→ **Given instruction**: Tally up the lines where the string "script" appears; reply with the number only.
::: Dataset records
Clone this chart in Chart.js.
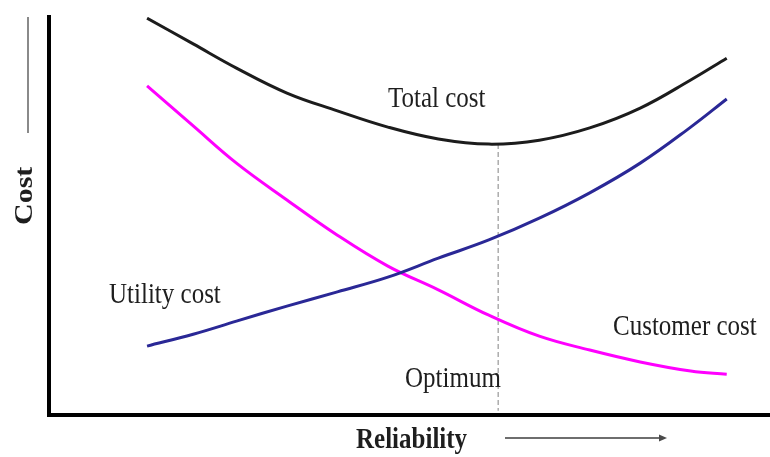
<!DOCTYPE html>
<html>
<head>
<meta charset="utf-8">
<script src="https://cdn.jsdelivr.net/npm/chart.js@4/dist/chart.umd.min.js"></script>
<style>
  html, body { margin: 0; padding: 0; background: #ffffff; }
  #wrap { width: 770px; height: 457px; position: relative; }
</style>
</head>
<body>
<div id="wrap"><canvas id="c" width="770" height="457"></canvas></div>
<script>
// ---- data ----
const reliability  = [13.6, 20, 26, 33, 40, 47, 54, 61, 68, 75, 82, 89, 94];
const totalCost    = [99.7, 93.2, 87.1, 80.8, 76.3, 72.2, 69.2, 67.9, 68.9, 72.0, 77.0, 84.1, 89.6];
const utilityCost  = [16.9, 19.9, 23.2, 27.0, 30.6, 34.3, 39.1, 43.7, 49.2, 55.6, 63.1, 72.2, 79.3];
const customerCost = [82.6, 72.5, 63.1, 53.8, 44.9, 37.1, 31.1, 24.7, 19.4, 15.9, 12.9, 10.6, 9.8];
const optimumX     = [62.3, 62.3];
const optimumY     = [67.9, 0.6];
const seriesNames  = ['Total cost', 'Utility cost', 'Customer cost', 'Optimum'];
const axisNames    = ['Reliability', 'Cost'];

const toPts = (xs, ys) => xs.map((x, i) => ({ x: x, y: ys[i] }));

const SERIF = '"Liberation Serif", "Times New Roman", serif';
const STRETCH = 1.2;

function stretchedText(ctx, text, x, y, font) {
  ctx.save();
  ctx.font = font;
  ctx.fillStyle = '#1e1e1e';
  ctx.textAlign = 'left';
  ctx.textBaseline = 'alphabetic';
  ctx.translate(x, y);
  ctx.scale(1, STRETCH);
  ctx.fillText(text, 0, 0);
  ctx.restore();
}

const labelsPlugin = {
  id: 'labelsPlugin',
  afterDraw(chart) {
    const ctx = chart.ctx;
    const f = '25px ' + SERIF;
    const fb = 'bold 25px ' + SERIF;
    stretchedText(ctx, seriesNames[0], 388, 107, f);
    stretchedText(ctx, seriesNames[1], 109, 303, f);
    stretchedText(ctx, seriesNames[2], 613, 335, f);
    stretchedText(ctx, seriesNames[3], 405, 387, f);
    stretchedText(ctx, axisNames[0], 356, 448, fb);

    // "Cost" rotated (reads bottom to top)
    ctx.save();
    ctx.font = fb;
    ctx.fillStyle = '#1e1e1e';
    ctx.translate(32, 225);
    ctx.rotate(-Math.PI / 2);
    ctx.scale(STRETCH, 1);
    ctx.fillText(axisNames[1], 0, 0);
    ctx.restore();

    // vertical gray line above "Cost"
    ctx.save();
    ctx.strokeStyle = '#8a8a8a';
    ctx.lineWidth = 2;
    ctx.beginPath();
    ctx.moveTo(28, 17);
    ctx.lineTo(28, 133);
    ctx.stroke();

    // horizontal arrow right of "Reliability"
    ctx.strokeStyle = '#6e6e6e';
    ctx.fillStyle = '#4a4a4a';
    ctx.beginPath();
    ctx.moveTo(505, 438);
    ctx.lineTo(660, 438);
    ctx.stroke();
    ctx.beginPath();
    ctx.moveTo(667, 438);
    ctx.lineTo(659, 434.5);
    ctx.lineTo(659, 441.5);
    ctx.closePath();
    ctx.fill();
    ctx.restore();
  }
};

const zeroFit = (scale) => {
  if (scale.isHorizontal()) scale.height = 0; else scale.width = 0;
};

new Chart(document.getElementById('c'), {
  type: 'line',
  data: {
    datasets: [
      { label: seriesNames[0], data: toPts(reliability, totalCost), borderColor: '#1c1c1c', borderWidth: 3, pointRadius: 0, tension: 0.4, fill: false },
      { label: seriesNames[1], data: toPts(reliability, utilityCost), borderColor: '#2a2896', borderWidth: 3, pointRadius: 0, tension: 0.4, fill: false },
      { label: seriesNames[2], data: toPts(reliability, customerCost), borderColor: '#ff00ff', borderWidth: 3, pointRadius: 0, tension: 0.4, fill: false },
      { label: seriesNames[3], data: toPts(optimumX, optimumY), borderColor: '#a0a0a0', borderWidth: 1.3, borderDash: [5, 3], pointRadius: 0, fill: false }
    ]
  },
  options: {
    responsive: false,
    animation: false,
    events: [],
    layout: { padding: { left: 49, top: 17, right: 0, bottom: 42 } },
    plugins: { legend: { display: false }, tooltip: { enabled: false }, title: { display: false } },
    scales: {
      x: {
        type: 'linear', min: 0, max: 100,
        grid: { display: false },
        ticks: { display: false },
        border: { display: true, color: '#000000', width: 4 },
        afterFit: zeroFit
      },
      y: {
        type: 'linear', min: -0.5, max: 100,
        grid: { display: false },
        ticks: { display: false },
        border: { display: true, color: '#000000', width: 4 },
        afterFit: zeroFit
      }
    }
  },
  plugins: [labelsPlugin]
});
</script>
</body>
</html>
::::::
::: Dataset records
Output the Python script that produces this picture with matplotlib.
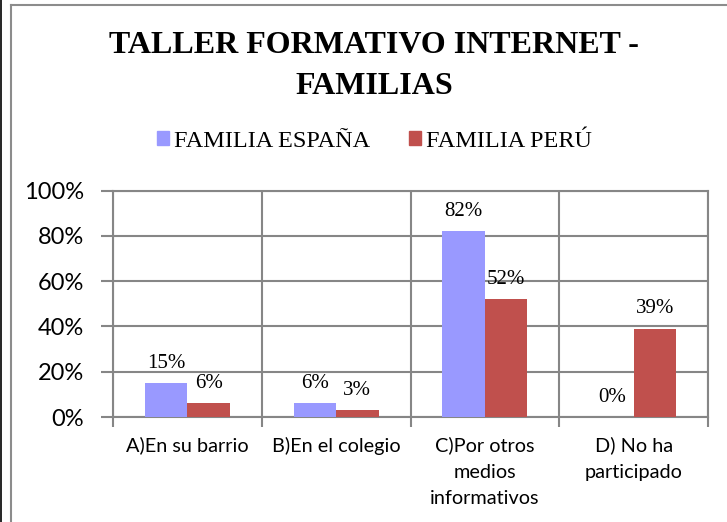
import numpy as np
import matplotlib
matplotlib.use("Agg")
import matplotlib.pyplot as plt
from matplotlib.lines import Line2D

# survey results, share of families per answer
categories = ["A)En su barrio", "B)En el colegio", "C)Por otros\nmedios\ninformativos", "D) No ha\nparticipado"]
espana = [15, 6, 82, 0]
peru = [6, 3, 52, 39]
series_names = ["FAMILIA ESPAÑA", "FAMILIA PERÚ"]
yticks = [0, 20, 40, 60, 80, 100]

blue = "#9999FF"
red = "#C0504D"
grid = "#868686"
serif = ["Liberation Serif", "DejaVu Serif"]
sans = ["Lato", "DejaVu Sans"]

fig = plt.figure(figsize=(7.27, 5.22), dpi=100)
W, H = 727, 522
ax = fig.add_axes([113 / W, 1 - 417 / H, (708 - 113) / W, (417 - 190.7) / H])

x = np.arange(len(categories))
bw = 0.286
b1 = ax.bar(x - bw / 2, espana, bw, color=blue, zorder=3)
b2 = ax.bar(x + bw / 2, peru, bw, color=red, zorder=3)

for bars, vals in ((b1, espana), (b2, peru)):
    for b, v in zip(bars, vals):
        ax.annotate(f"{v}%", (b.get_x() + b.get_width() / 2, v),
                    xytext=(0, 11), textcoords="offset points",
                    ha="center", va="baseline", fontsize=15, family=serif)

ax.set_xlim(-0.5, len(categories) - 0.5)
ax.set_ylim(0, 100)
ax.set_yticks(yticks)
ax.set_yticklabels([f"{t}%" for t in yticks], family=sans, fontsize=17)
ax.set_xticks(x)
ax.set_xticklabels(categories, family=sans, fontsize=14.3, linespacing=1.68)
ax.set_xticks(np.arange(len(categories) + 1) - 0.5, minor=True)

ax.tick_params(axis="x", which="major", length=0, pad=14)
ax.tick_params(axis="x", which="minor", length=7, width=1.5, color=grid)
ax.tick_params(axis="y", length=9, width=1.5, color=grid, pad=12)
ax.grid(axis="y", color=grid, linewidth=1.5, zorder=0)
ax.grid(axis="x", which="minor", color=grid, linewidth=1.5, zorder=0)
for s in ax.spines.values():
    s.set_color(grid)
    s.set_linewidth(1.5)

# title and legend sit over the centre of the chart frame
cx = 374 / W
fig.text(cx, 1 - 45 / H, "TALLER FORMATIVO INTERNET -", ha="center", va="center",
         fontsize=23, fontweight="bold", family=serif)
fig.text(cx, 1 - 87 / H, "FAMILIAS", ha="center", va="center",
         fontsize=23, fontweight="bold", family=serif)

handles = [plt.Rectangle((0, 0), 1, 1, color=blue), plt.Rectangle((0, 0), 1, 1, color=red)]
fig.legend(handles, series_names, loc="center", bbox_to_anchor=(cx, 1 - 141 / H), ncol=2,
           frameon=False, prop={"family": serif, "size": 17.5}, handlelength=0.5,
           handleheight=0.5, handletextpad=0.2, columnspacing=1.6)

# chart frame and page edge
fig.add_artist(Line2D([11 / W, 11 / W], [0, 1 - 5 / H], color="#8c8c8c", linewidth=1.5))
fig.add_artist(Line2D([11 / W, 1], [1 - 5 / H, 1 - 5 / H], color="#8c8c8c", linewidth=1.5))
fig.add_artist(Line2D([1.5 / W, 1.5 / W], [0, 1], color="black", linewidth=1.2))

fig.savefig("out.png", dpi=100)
::::::
→ **Reply**: 4